WORK TO BE COMPLETED
Retype the whole listing verbatim and keep the pictures out of it.
** START OF GIVEN INFORMATION **
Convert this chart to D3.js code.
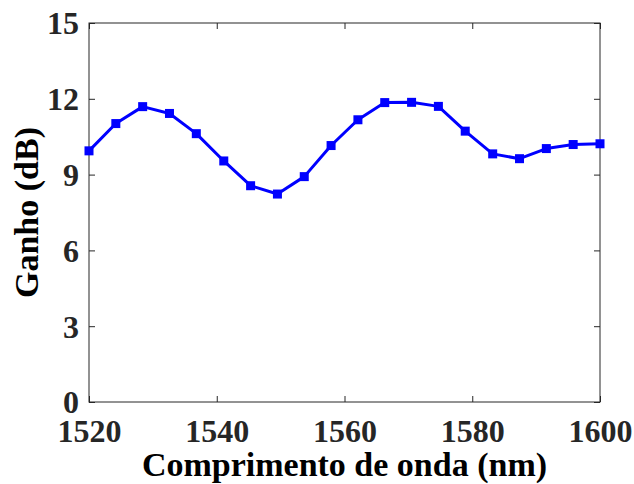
<!DOCTYPE html>
<html>
<head>
<meta charset="utf-8">
<script src="https://cdn.jsdelivr.net/npm/d3@7"></script>
<style>
  body { margin: 0; background: #fff; }
  svg text { font-family: "Liberation Serif", "Times New Roman", serif; font-weight: bold; fill: #262626; }
</style>
</head>
<body>
<svg id="chart" width="634" height="484"></svg>
<script>
// wavelength (nm) and gain (dB)
const wavelength = [1520, 1524.2, 1528.4, 1532.6, 1536.8, 1541.1, 1545.3, 1549.5, 1553.7, 1557.9,
  1562.1, 1566.3, 1570.5, 1574.7, 1578.9, 1583.2, 1587.4, 1591.6, 1595.8, 1600]
const gain = [9.94, 11.02, 11.69, 11.42, 10.62, 9.54, 8.56, 8.23, 8.92, 10.15,
  11.17, 11.85, 11.86, 11.70, 10.72, 9.82, 9.63, 10.03, 10.19, 10.22]
const xTicks = [1520, 1540, 1560, 1580, 1600]
const yTicks = [0, 3, 6, 9, 12, 15]

const margin = { left: 89, right: 34, top: 23, bottom: 82 }
const width = 634 - margin.left - margin.right
const height = 484 - margin.top - margin.bottom
const axisColor = '#262626'

const svg = d3.select('#chart')
const g = svg.append('g').attr('transform', `translate(${margin.left},${margin.top})`)

const x = d3.scaleLinear().domain([1520, 1600]).range([0, width])
const y = d3.scaleLinear().domain([0, 15]).range([height, 0])

// box
g.append('rect')
  .attr('width', width).attr('height', height)
  .attr('fill', 'none').attr('stroke', axisColor).attr('stroke-width', 1)

const tickLen = 6

// ticks point inward on all four sides
const xAxis = g.append('g').attr('transform', `translate(0,${height})`)
  .call(d3.axisBottom(x).tickValues(xTicks).tickFormat(d3.format('d')).tickSize(-tickLen).tickPadding(17))
const yAxis = g.append('g')
  .call(d3.axisLeft(y).tickValues(yTicks).tickFormat(d3.format('d')).tickSize(-tickLen).tickPadding(10))
g.append('g').call(d3.axisTop(x).tickValues(xTicks).tickSize(-tickLen).tickFormat(''))
g.append('g').attr('transform', `translate(${width},0)`)
  .call(d3.axisRight(y).tickValues(yTicks).tickSize(-tickLen).tickFormat(''))

g.selectAll('.domain').remove()
g.selectAll('.tick line').attr('stroke', axisColor)
g.selectAll('g').attr('font-family', null)
xAxis.selectAll('text').attr('font-size', 32).attr('fill', axisColor)
yAxis.selectAll('text').attr('font-size', 32).attr('fill', axisColor).attr('dy', '0.34em')

// line
const line = d3.line().x((d, i) => x(wavelength[i])).y(d => y(d))
g.append('path')
  .datum(gain)
  .attr('d', line)
  .attr('fill', 'none')
  .attr('stroke', '#0000ff')
  .attr('stroke-width', 3)
  .attr('stroke-linejoin', 'round')

const ms = 9
g.selectAll('.marker')
  .data(gain)
  .enter()
  .append('rect')
  .attr('class', 'marker')
  .attr('x', (d, i) => x(wavelength[i]) - ms / 2)
  .attr('y', d => y(d) - ms / 2)
  .attr('width', ms).attr('height', ms)
  .attr('fill', '#0000ff')

// axis titles
svg.append('text')
  .attr('x', margin.left + width / 2)
  .attr('y', 476)
  .attr('text-anchor', 'middle')
  .attr('font-size', 34)
  .style('fill', '#000')
  .text('Comprimento de onda (nm)')

svg.append('text')
  .attr('transform', `translate(38,${margin.top + height / 2}) rotate(-90)`)
  .attr('text-anchor', 'middle')
  .attr('font-size', 34)
  .style('fill', '#000')
  .text('Ganho (dB)')
</script>
</body>
</html>
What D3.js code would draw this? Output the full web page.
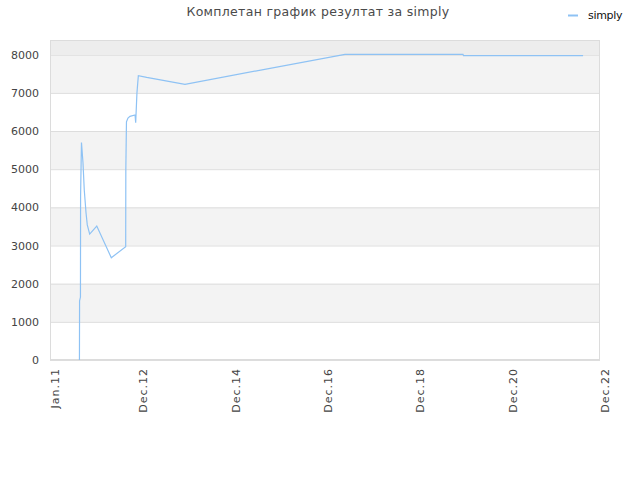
** END OF GIVEN INFORMATION **
EXERCISE RESULT
Convert this chart to D3.js code.
<!DOCTYPE html>
<html>
<head>
<meta charset="utf-8">
<script src="https://cdn.jsdelivr.net/npm/d3@7"></script>
<style>
  body { margin: 0; background: #fff; }
  svg text { font-family: "Liberation Serif", "Times New Roman", serif; font-weight: bold; fill: #262626; }
</style>
</head>
<body>
<svg id="chart" width="634" height="484"></svg>
<script>
// wavelength (nm) and gain (dB)
const wavelength = [1520, 1524.2, 1528.4, 1532.6, 1536.8, 1541.1, 1545.3, 1549.5, 1553.7, 1557.9,
  1562.1, 1566.3, 1570.5, 1574.7, 1578.9, 1583.2, 1587.4, 1591.6, 1595.8, 1600]
const gain = [9.94, 11.02, 11.69, 11.42, 10.62, 9.54, 8.56, 8.23, 8.92, 10.15,
  11.17, 11.85, 11.86, 11.70, 10.72, 9.82, 9.63, 10.03, 10.19, 10.22]
const xTicks = [1520, 1540, 1560, 1580, 1600]
const yTicks = [0, 3, 6, 9, 12, 15]

const margin = { left: 89, right: 34, top: 23, bottom: 82 }
const width = 634 - margin.left - margin.right
const height = 484 - margin.top - margin.bottom
const axisColor = '#262626'

const svg = d3.select('#chart')
const g = svg.append('g').attr('transform', `translate(${margin.left},${margin.top})`)

const x = d3.scaleLinear().domain([1520, 1600]).range([0, width])
const y = d3.scaleLinear().domain([0, 15]).range([height, 0])

// box
g.append('rect')
  .attr('width', width).attr('height', height)
  .attr('fill', 'none').attr('stroke', axisColor).attr('stroke-width', 1)

const tickLen = 6

// ticks point inward on all four sides
const xAxis = g.append('g').attr('transform', `translate(0,${height})`)
  .call(d3.axisBottom(x).tickValues(xTicks).tickFormat(d3.format('d')).tickSize(-tickLen).tickPadding(17))
const yAxis = g.append('g')
  .call(d3.axisLeft(y).tickValues(yTicks).tickFormat(d3.format('d')).tickSize(-tickLen).tickPadding(10))
g.append('g').call(d3.axisTop(x).tickValues(xTicks).tickSize(-tickLen).tickFormat(''))
g.append('g').attr('transform', `translate(${width},0)`)
  .call(d3.axisRight(y).tickValues(yTicks).tickSize(-tickLen).tickFormat(''))

g.selectAll('.domain').remove()
g.selectAll('.tick line').attr('stroke', axisColor)
g.selectAll('g').attr('font-family', null)
xAxis.selectAll('text').attr('font-size', 32).attr('fill', axisColor)
yAxis.selectAll('text').attr('font-size', 32).attr('fill', axisColor).attr('dy', '0.34em')

// line
const line = d3.line().x((d, i) => x(wavelength[i])).y(d => y(d))
g.append('path')
  .datum(gain)
  .attr('d', line)
  .attr('fill', 'none')
  .attr('stroke', '#0000ff')
  .attr('stroke-width', 3)
  .attr('stroke-linejoin', 'round')

const ms = 9
g.selectAll('.marker')
  .data(gain)
  .enter()
  .append('rect')
  .attr('class', 'marker')
  .attr('x', (d, i) => x(wavelength[i]) - ms / 2)
  .attr('y', d => y(d) - ms / 2)
  .attr('width', ms).attr('height', ms)
  .attr('fill', '#0000ff')

// axis titles
svg.append('text')
  .attr('x', margin.left + width / 2)
  .attr('y', 476)
  .attr('text-anchor', 'middle')
  .attr('font-size', 34)
  .style('fill', '#000')
  .text('Comprimento de onda (nm)')

svg.append('text')
  .attr('transform', `translate(38,${margin.top + height / 2}) rotate(-90)`)
  .attr('text-anchor', 'middle')
  .attr('font-size', 34)
  .style('fill', '#000')
  .text('Ganho (dB)')
</script>
</body>
</html>
What D3.js code would draw this? Output the full web page.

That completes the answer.